TASK TO CARRY OUT:
Leave out the pictures and repeat exactly the lines between the one containing "Write the D3.js code for this chart." and the one containing "-0.155, 0.0, -0.04, 0.03, 0.08, 0.1];", inclusive.

LISTING:
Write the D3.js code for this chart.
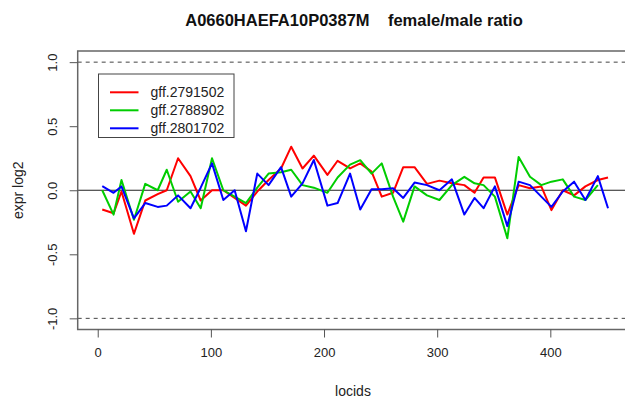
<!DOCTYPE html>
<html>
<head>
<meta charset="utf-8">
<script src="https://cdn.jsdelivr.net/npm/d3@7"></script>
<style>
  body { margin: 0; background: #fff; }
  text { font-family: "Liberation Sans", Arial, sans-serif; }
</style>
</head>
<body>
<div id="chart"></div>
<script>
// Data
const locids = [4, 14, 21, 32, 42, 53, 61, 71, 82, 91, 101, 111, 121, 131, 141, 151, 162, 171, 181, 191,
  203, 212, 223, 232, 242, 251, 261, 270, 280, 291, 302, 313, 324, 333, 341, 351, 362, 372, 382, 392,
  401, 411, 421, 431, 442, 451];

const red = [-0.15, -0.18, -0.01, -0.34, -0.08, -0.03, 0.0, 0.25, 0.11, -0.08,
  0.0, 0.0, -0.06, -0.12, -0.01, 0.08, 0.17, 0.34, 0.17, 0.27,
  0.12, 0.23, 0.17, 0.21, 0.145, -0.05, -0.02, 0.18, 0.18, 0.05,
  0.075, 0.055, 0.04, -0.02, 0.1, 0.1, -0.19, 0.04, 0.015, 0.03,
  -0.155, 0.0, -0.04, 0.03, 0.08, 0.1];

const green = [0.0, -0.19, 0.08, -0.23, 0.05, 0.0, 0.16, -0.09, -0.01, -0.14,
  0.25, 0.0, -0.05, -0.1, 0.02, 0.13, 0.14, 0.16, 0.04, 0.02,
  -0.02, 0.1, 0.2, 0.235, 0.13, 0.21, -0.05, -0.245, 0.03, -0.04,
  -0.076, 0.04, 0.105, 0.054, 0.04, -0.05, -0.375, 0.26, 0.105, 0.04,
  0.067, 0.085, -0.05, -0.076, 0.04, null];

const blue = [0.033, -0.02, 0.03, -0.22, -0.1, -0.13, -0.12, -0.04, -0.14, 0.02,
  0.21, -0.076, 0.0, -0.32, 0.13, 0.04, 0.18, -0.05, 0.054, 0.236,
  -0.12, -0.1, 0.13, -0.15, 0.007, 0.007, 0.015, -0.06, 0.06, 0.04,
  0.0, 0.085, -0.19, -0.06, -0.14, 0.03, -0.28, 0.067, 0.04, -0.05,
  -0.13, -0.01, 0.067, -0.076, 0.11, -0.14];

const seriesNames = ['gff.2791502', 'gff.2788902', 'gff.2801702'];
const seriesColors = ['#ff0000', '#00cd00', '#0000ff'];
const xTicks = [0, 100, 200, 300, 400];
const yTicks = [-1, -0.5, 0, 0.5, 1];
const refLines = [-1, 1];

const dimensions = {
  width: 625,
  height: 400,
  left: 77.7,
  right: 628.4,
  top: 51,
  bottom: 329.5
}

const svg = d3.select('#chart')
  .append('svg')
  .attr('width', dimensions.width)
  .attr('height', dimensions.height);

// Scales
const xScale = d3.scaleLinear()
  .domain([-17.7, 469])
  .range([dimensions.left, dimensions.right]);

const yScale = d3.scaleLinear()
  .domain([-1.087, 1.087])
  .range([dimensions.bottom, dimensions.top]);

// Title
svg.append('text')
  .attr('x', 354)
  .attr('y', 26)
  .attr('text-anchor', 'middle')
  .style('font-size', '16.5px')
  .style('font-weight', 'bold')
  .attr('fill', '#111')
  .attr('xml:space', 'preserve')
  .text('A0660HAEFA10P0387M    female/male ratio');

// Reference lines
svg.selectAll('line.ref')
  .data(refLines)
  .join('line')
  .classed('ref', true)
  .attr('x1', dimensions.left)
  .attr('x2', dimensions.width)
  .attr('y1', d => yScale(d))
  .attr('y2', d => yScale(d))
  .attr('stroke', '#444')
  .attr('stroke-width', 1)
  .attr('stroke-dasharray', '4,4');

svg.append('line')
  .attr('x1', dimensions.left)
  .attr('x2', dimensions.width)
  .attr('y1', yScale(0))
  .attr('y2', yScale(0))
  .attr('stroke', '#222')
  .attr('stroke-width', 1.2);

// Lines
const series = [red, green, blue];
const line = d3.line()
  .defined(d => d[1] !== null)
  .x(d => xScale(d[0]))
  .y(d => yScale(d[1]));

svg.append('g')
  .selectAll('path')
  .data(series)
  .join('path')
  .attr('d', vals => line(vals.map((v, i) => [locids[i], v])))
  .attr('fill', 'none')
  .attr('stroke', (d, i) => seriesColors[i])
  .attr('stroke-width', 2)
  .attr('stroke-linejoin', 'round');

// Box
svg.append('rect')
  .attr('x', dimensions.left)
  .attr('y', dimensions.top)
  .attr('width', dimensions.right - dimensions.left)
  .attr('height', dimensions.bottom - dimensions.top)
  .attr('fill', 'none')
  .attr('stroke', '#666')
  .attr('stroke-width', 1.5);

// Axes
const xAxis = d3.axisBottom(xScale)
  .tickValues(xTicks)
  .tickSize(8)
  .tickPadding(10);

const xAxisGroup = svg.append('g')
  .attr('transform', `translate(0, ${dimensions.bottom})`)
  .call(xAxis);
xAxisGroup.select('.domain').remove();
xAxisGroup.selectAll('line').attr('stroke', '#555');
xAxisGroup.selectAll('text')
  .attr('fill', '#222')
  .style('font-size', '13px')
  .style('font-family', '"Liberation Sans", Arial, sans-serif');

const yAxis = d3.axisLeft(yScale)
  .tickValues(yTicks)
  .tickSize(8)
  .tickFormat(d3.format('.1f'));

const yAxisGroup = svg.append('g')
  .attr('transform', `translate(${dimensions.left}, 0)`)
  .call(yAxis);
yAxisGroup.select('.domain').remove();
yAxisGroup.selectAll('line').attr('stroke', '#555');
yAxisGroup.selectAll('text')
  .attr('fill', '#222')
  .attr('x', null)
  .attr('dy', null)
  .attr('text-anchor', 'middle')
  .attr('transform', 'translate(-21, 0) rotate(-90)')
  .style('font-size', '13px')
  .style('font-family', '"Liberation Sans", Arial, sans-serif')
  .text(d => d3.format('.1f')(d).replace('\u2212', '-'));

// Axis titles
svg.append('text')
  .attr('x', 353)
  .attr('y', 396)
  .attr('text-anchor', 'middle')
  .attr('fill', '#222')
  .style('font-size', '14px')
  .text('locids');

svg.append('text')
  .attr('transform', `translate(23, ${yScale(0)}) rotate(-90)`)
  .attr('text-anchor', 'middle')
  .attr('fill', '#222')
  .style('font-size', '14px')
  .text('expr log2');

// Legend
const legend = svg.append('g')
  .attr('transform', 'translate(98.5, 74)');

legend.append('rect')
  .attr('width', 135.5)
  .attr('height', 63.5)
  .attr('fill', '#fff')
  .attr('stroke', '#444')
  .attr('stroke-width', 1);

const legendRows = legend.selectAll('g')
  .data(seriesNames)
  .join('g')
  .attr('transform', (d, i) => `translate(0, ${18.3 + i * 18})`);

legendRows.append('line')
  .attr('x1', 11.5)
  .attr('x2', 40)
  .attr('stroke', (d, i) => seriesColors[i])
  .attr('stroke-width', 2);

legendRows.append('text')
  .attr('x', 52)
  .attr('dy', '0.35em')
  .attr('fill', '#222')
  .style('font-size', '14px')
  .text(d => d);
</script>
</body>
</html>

==

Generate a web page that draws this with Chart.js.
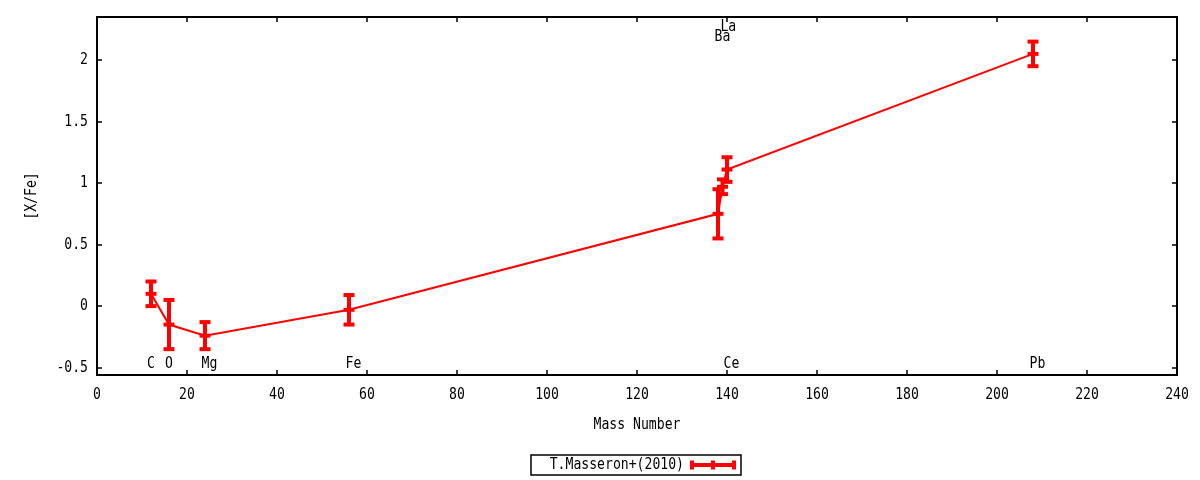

TASK SOLUTION:
Write the D3.js code for this chart.
<!DOCTYPE html>
<html>
<head>
<meta charset="utf-8">
<script src="https://cdn.jsdelivr.net/npm/d3@7"></script>
<style>
  body { margin: 0; background: #fff; }
  text { font-family: "Liberation Sans", Arial, sans-serif; }
</style>
</head>
<body>
<div id="chart"></div>
<script>
// Data
const locids = [4, 14, 21, 32, 42, 53, 61, 71, 82, 91, 101, 111, 121, 131, 141, 151, 162, 171, 181, 191,
  203, 212, 223, 232, 242, 251, 261, 270, 280, 291, 302, 313, 324, 333, 341, 351, 362, 372, 382, 392,
  401, 411, 421, 431, 442, 451];

const red = [-0.15, -0.18, -0.01, -0.34, -0.08, -0.03, 0.0, 0.25, 0.11, -0.08,
  0.0, 0.0, -0.06, -0.12, -0.01, 0.08, 0.17, 0.34, 0.17, 0.27,
  0.12, 0.23, 0.17, 0.21, 0.145, -0.05, -0.02, 0.18, 0.18, 0.05,
  0.075, 0.055, 0.04, -0.02, 0.1, 0.1, -0.19, 0.04, 0.015, 0.03,
  -0.155, 0.0, -0.04, 0.03, 0.08, 0.1];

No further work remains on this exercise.